Mau dia hoje para escrever, vou ao Neruda que chamou a Lorca um “multiplicador de beleza”. Preciso de multiplicar a alegria neste dia de nuvens, nesta visão de gente com máscaras que afinal fica melhor sem máscaras, mesmo que alguém seja feio - o que não é certo - ou cheire mal da boca. Mas tem de ser e é para durar.
O Havana Club ficava em frente ao Bacardi, inimigos e companheiros, figadais, como não podia deixar de ser, um dos melhores sítios por onde passei na minha vida: Cuba e a Casa de la Música em Havana e os charutos falsos que me venderam para sobreviverem. Nunca devemos esquecer de tomar nota das maravilhas do mundo.
Como não avanço, vou ver o que escrevi há um ano, onde tenho o Miguel Ángel Arcas a salvar este diário, numa entrevista na casa-museu de Lorca (lá está): “El pesimismo no tiene futuro.”
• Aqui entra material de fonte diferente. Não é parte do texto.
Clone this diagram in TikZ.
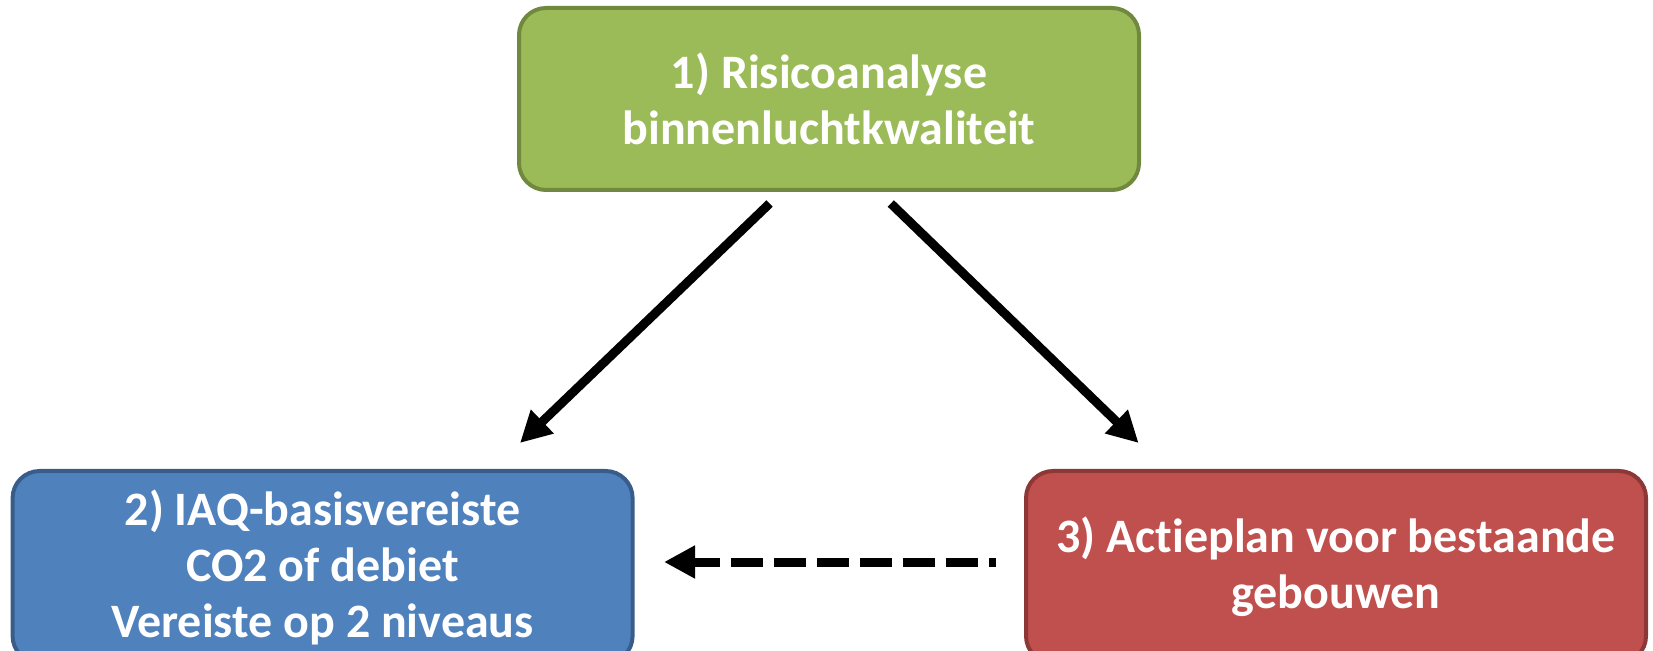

Abro a “Poesia Espanhola de Agora” e leio num poema: “Passou a idade de eu ser poeta”. É como me sinto hoje, embora saiba que tenho tudo dentro de mim, nada sai. O pessimismo não tem futuro quando vemos o esforço dos miúdos para voltarem à normalidade num mundo sem normalidade. É tudo tão estranho isto: a tecnologia tão determinante como o peixe fresco e a fruta acabada de colher. A poluição diminuiu, os cães estão magros e nós gordos, as máscaras permitem o sorriso dos olhos, Lorca, Cuba, os boleros e Neruda a acabar o dia: “Se pudesse comeria toda a terra e beberia todo o mar.”